• TASK GOAL:
Give only the number of lines that include the string "scaled".

[Start]

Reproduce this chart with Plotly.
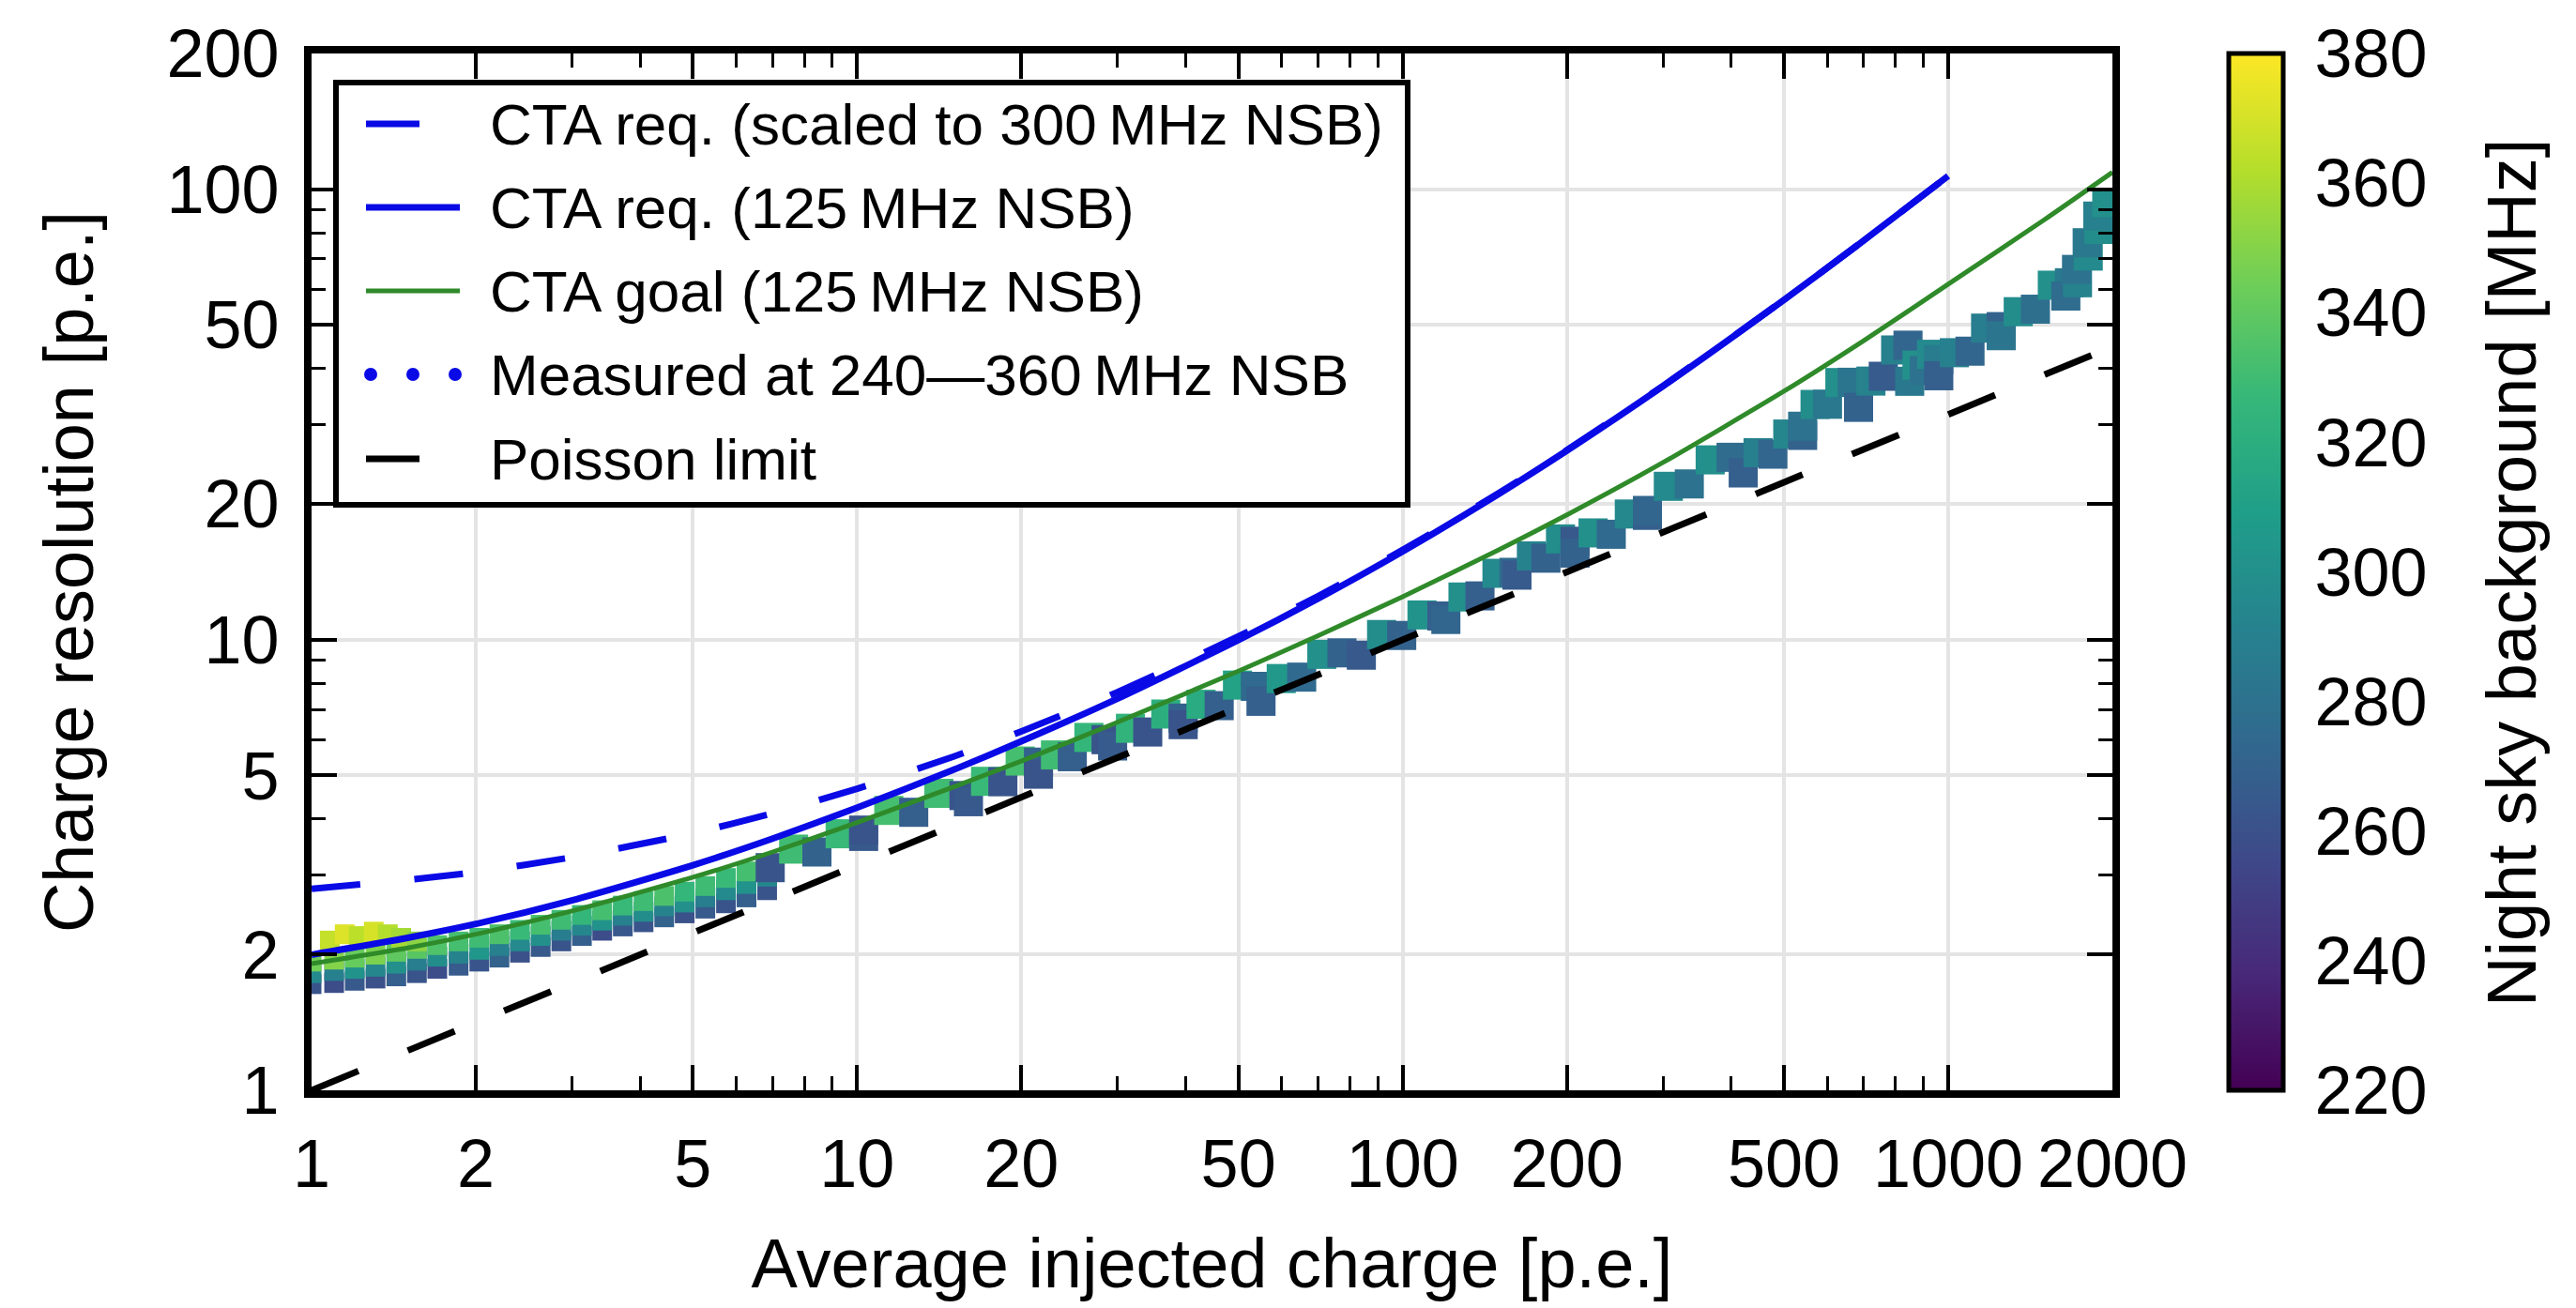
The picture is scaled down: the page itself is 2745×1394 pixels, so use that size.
import plotly.graph_objects as go

# ---------------------------------------------------------------------------
# Model curves: charge resolution (p.e.) versus average injected charge (p.e.)
# ---------------------------------------------------------------------------
req_charge = [1, 1.5, 2, 3, 5, 7, 10, 15, 20, 30, 50, 70, 100, 150, 200, 300, 500, 700, 1000]
req_125 = [2.0, 2.18, 2.34, 2.64, 3.16, 3.62, 4.24, 5.14, 5.95, 7.40, 9.98, 12.34, 15.70,
           21.06, 26.28, 36.53, 56.77, 76.88, 106.97]
req_300 = [2.80, 2.93, 3.05, 3.29, 3.72, 4.12, 4.67, 5.50, 6.26, 7.65, 10.17, 12.50, 15.82,
           21.15, 26.36, 36.58, 56.80, 76.90, 107.0]

goal_charge = [1, 1.5, 2, 3, 5, 7, 10, 15, 20, 30, 50, 70, 100, 150, 200, 300, 500, 700,
               1000, 1500, 2000]
goal_125 = [1.91, 2.07, 2.22, 2.50, 2.97, 3.38, 3.93, 4.71, 5.38, 6.56, 8.52, 10.21, 12.46,
            15.83, 18.93, 24.73, 35.6, 46.1, 61.5, 85.5, 109.0]

poisson_charge = [1, 10, 100, 1000, 2000]
poisson_res = [1.0, 3.16, 10.0, 31.6, 44.7]

# ---------------------------------------------------------------------------
# Measurements (charge, resolution, night-sky background rate in MHz)
# ---------------------------------------------------------------------------
# low-charge scan, three NSB groups sharing the same charge steps
lc_charge = [1.00, 1.10, 1.20, 1.31, 1.43, 1.56, 1.70, 1.86, 2.03, 2.21, 2.41, 2.63,
             2.87, 3.13, 3.41, 3.72, 4.06, 4.43, 4.83, 5.27, 5.75, 6.27, 6.84]
lc_res_low = [1.72, 1.73, 1.75, 1.77, 1.79, 1.82, 1.86, 1.89, 1.93, 1.97, 2.02, 2.08,
              2.14, 2.20, 2.26, 2.31, 2.36, 2.42, 2.47, 2.53, 2.60, 2.68, 2.78]
lc_nsb_low = [262, 258, 265, 260, 268, 262, 258, 266, 262, 270, 260, 265,
              262, 268, 258, 264, 262, 270, 260, 266, 262, 268, 262]
lc_res_mid = [1.82, 1.84, 1.86, 1.88, 1.91, 1.94, 1.98, 2.01, 2.05, 2.09, 2.14, 2.20,
              2.26, 2.32, 2.38, 2.44, 2.49, 2.56, 2.61, 2.68, 2.78, 2.87, 2.98]
lc_nsb_mid = [296, 290, 302, 294, 300, 288, 298, 292, 304, 290, 296, 300,
              288, 294, 302, 290, 298, 292, 300, 288, 296, 302, 294]
lc_res_high = [1.93, 1.95, 1.97, 2.00, 2.03, 2.06, 2.10, 2.14, 2.18, 2.22, 2.27, 2.33,
               2.39, 2.45, 2.51, 2.57, 2.63, 2.70, 2.76, 2.84, 2.96, 3.06, 3.18]
lc_nsb_high = [345, 350, 342, 348, 340, 338, 335, 332, 330, 334, 328, 332,
               330, 326, 332, 328, 330, 334, 326, 330, 328, 332, 330]

# high-NSB runs at the lowest illumination
hn_charge = [1.08, 1.15, 1.22, 1.30, 1.38, 1.46, 1.56]
hn_res = [2.15, 2.22, 2.20, 2.25, 2.22, 2.18, 2.14]
hn_nsb = [366, 372, 364, 370, 362, 358, 352]

# higher-charge scan, grouped runs
hc_charge = [
    6.93, 7.65, 8.44, 9.31, 10.28,
    10.28, 11.43, 12.70, 14.12, 15.7,
    16.0, 17.2, 18.5, 19.9, 21.5,
    21.5, 23.1, 24.8, 26.6, 28.6,
    29.4, 31.7, 34.1, 36.8, 39.6,
    39.6, 42.7, 46.1, 49.8, 53.7,
    55.0, 59.9, 65.3, 71.1, 77.4,
    84.0, 91.5, 99.6, 108.5, 118.0,
    120.0, 129.0, 138.6, 148.9, 160.0,
    162.0, 172.2, 183.1, 194.7, 207.0,
    207.0, 223.4, 241.2, 260.3, 281.0,
    281.0, 306.9, 335.3, 366.2, 400.0,
    421.0, 448.2, 477.2, 508.1, 541.0,
    541.0, 570.1, 600.8, 633.1, 667.0,
    685.0, 721.7, 760.4, 801.1, 844.0,
    850.0, 876.5, 903.9, 932.1, 961.0,
    961.0, 1026.4, 1096.4, 1171.1, 1251.0,
    1251.0, 1344.0, 1445.0, 1552.0, 1668.0,
    1643.0, 1726.0, 1719.0, 1806.0, 1798.0, 1889.0, 1880.0, 1953.0,
]
hc_res = [
    3.12, 3.43, 3.38, 3.71, 3.66,
    3.78, 4.18, 4.14, 4.56, 4.51,
    4.37, 4.85, 4.84, 5.38, 5.35,
    5.03, 5.55, 5.50, 6.07, 6.00,
    5.81, 6.36, 6.24, 6.84, 6.70,
    6.48, 7.19, 7.14, 7.93, 7.88,
    7.30, 8.20, 8.26, 9.28, 9.35,
    9.24, 10.27, 10.22, 11.35, 11.29,
    11.09, 12.44, 12.51, 14.04, 14.11,
    13.91, 15.35, 15.17, 16.74, 16.54,
    15.57, 17.26, 17.14, 19.01, 18.88,
    19.36, 21.9, 22.17, 25.07, 25.4,
    23.45, 26.0, 25.81, 28.61, 28.41,
    29.77, 33.28, 33.31, 37.22, 37.27,
    32.79, 37.5, 38.43, 43.96, 45.05,
    37.46, 40.69, 39.59, 43.0, 41.84,
    38.53, 43.35, 43.69, 49.15, 49.53,
    47.29, 53.46, 54.14, 61.21, 61.98,
    57.9, 61.98, 66.35, 71.03, 76.04, 81.4, 87.14, 93.3,
]
hc_nsb = [
    262, 330, 270, 328, 265,
    262, 332, 268, 330, 262,
    265, 328, 262, 332, 270,
    262, 330, 268, 326, 262,
    266, 324, 262, 320, 270,
    262, 318, 268, 312, 275,
    268, 305, 275, 300, 270,
    265, 298, 270, 302, 268,
    272, 300, 268, 296, 275,
    266, 292, 270, 298, 265,
    270, 300, 275, 295, 268,
    272, 296, 280, 300, 276,
    268, 290, 272, 294, 270,
    280, 298, 284, 300, 282,
    270, 292, 266, 290, 272,
    284, 300, 280, 296, 286,
    268, 290, 272, 288, 270,
    282, 298, 278, 300, 285,
    276, 292, 280, 296, 284, 298, 290, 300,
]

x_ticks = [1, 2, 5, 10, 20, 50, 100, 200, 500, 1000, 2000]
x_minor = [3, 4, 6, 7, 8, 9, 30, 40, 60, 70, 80, 90, 300, 400, 600, 700, 800, 900]
y_ticks = [1, 2, 5, 10, 20, 50, 100, 200]
y_minor = [3, 4, 6, 7, 8, 9, 30, 40, 60, 70, 80, 90]
nsb_ticks = [220, 240, 260, 280, 300, 320, 340, 360, 380]

legend_labels = [
    "CTA req. (scaled to 300\u2009MHz NSB)",
    "CTA req. (125\u2009MHz NSB)",
    "CTA goal (125\u2009MHz NSB)",
    "Measured at 240\u2014360\u2009MHz NSB",
    "Poisson limit",
]

FONT = "Liberation Sans, Arial, Helvetica, sans-serif"
BLUE = "#0a0ae6"
GREEN = "#2f8a2a"

fig = go.Figure()

# low-charge scan (dense, three NSB groups plus high-NSB runs)
fig.add_trace(go.Scatter(
    x=lc_charge + lc_charge + lc_charge + hn_charge,
    y=lc_res_low + lc_res_mid + lc_res_high + hn_res,
    mode="markers", name=legend_labels[3], showlegend=False,
    marker=dict(symbol="square", size=21, line=dict(width=0),
                color=lc_nsb_low + lc_nsb_mid + lc_nsb_high + hn_nsb, coloraxis="coloraxis"),
))
# higher-charge scan
fig.add_trace(go.Scatter(
    x=hc_charge, y=hc_res, mode="markers", name=legend_labels[3], showlegend=False,
    marker=dict(symbol="square", size=31, line=dict(width=0),
                color=hc_nsb, coloraxis="coloraxis"),
))

fig.add_trace(go.Scatter(
    x=req_charge, y=req_300, mode="lines", name=legend_labels[0],
    line=dict(color=BLUE, width=7, dash="52px,58px", shape="spline", smoothing=0.6),
))
fig.add_trace(go.Scatter(
    x=req_charge, y=req_125, mode="lines", name=legend_labels[1],
    line=dict(color=BLUE, width=7, shape="spline", smoothing=0.6),
))
fig.add_trace(go.Scatter(
    x=goal_charge, y=goal_125, mode="lines", name=legend_labels[2],
    line=dict(color=GREEN, width=5, shape="spline", smoothing=0.6),
))
fig.add_trace(go.Scatter(
    x=poisson_charge, y=poisson_res, mode="lines", name=legend_labels[4],
    line=dict(color="black", width=7, dash="54px,57px"),
))

axis_common = dict(
    type="log", showline=True, linewidth=8, linecolor="black", mirror="allticks",
    ticks="inside", ticklen=27, tickwidth=3.5, tickcolor="black",
    showgrid=True, gridcolor="#e4e4e4", gridwidth=4, zeroline=False,
    tickfont=dict(family=FONT, size=72, color="black"),
)

fig.update_xaxes(
    **axis_common, range=[0, 3.30103], tickmode="array", tickvals=x_ticks,
    ticktext=[str(v) for v in x_ticks], ticklabelstandoff=9,
    minor=dict(tickmode="array", tickvals=x_minor, ticks="inside", ticklen=15,
               tickwidth=3, tickcolor="black", showgrid=False),
    title=dict(text="Average injected charge [p.e.]", standoff=44,
               font=dict(family=FONT, size=74, color="black")),
)
fig.update_yaxes(
    **axis_common, range=[0, 2.30103], tickmode="array", tickvals=y_ticks,
    ticktext=[str(v) for v in y_ticks], ticklabelstandoff=12,
    minor=dict(tickmode="array", tickvals=y_minor, ticks="inside", ticklen=15,
               tickwidth=3, tickcolor="black", showgrid=False),
    title=dict(text="Charge resolution [p.e.]", standoff=57,
               font=dict(family=FONT, size=74, color="black")),
)

# Legend panel drawn inside the plot area
PLOT_L, PLOT_R, PLOT_T, PLOT_B = 332, 2251, 57, 1162
W, H = PLOT_R - PLOT_L, PLOT_B - PLOT_T


def px(xp):
    return (xp - PLOT_L) / W


def py(yp):
    return (PLOT_B - yp) / H


shapes = [dict(type="rect", xref="paper", yref="paper", layer="above",
               x0=px(358), x1=px(1500), y0=py(538), y1=py(88),
               line=dict(color="black", width=6), fillcolor="white")]
row_y = [132, 221, 310, 399, 489]
sample_x0, sample_x1, text_x = 390, 490, 520
sample_styles = [
    dict(color=BLUE, width=7, dash="57px,60px"),
    dict(color=BLUE, width=7),
    dict(color=GREEN, width=5),
    None,
    dict(color="black", width=7, dash="57px,60px"),
]
for yy, style in zip(row_y, sample_styles):
    if style is None:
        for cx in (395, 440, 485):
            shapes.append(dict(type="circle", xref="paper", yref="paper", layer="above",
                               x0=px(cx - 7), x1=px(cx + 7), y0=py(yy + 7), y1=py(yy - 7),
                               fillcolor=BLUE, line=dict(width=0)))
    else:
        shapes.append(dict(type="line", xref="paper", yref="paper", layer="above",
                           x0=px(sample_x0), x1=px(sample_x1), y0=py(yy), y1=py(yy),
                           line=style))

annotations = [
    dict(text=label, xref="paper", yref="paper", x=px(text_x), y=py(yy),
         xanchor="left", yanchor="middle", showarrow=False,
         font=dict(family=FONT, size=62, color="black"))
    for label, yy in zip(legend_labels, row_y)
]
# colour-bar caption
annotations.append(dict(
    text="Night sky background [MHz]", xref="paper", yref="paper",
    x=px(2676), y=py(611), xanchor="center", yanchor="middle", textangle=-90,
    showarrow=False, font=dict(family=FONT, size=74, color="black"),
))

fig.update_layout(
    width=2745, height=1394,
    margin=dict(l=PLOT_L, r=2745 - PLOT_R, t=PLOT_T, b=1394 - PLOT_B, pad=0),
    paper_bgcolor="white", plot_bgcolor="white",
    font=dict(family=FONT, size=72, color="black"),
    showlegend=False, shapes=shapes, annotations=annotations,
    coloraxis=dict(
        colorscale="Viridis", cmin=220, cmax=380,
        colorbar=dict(
            x=1.0646, xanchor="left", xpad=0, y=0.5, yanchor="middle",
            len=1, lenmode="fraction", ypad=0, thickness=58,
            outlinewidth=5, outlinecolor="black",
            tickmode="array", tickvals=nsb_ticks,
            ticks="outside", ticklen=17, tickcolor="rgba(0,0,0,0)",
            tickfont=dict(family=FONT, size=72, color="black"),
        ),
    ),
)

fig.write_html("out.html")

[End]

• TASK ANSWER:
2